Can you sense my excitement? I can! My face hurts from smiling (seriously). I feel so very lucky to have found such an amazing counterpart. Seeing that this is not a first marriage for either of us, I have already encountered a bit of speculation as to what makes this different from before…. EVERYTHING. I am nowhere near the same person I was three years ago, or for that matter ten years ago, and I am very proud of this fact. There have been so many things that I have learned in the last few years, and I am certain in saying the same goes for Josh. The biggest thing that both of us acknowledge is that God put us on the path to meeting, and if we continue to make Him a strong presence in our lives, than there is nothing that we can’t handle. Also we both know that trust and being open with each other is a BIG thing. When you are able to talk about anything like best friend, that takes so much pressure off the other person and opens a thousand doors to feeling secure and happy. I might have had to learn some of these things the hard way, but I am so very glad that I have used those experiences to mold myself into a much better person who understands finally what is important in life.

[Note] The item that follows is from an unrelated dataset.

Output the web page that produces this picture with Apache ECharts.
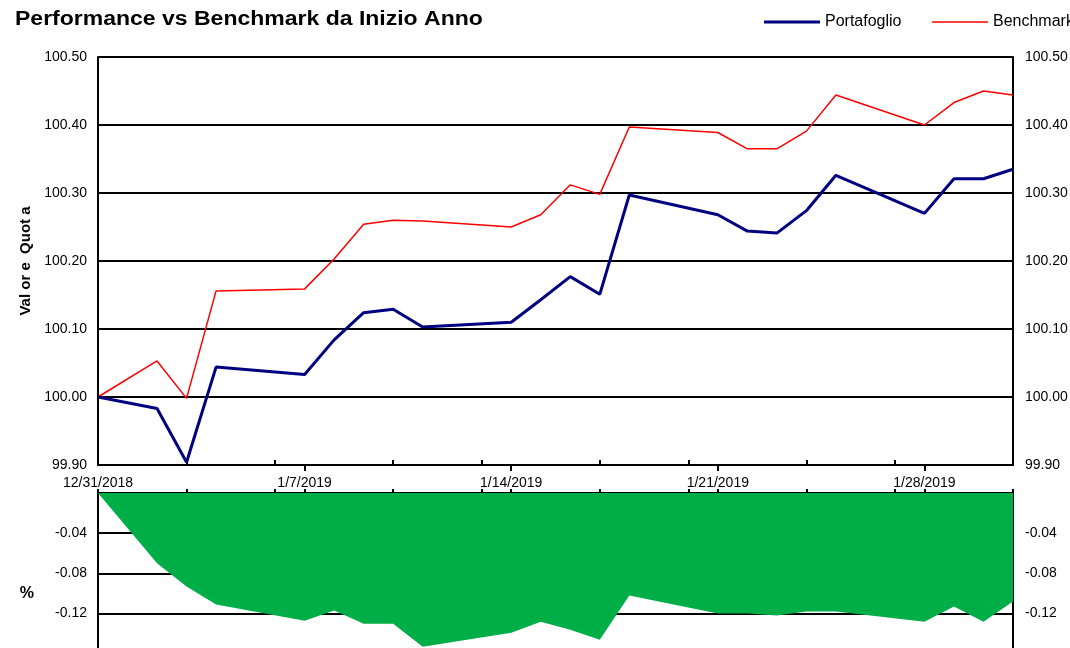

I am so grateful that I have made it to this place. I have never been more comfortable with who I am, and even though I am a continuous work in progress, I now have this amazing man by my side to cheer me on and to whom I hope I am the same bright light and inspiration too. Wow, what a great feeling!!!! What’s even better than the fact he and I are starting a new chapter to our lives together is that it is not just us. We both have the most wonderful children (together it will be three boys and one girl) and supportive families to go along with us. Our families have accepted our engagement with open hearts and arms. I get the feeling that they share equally in our excitement to start our lives together, and this is a major thing for everyone. I am so honored to be able to add a sister, mother, and father in-law to my family soon. These people have made me feel like I am exactly where I belong. I breathe a great sigh of happiness every time I think about it. Not only do I get the most amazing man as my husband, but I also get to inherit this fantastic group of people to add even more support and love to my life. I will get two new nieces as well…… seriously, just color me happy!!
Now I know and am fully aware that no relationship is all roses and butterflies, but with having all these building blocks in place, I also know I am well on my way to a very fulfilling second half of my life. Not only am I getting to marry the person who has quickly become my best friend and closest confidant, but I am getting to add a whole new and wonderful layer to my entire family. I am so grateful to be able to say all of this and mean it from the bottom of my heart. I am so grateful for a love that cares nothing about the past, trust that will lead to a stronger future each day, and a faith that when things get hard I have someone who will hit their knees right next to me. Grateful?….. That just doesn’t seem strong enough a word.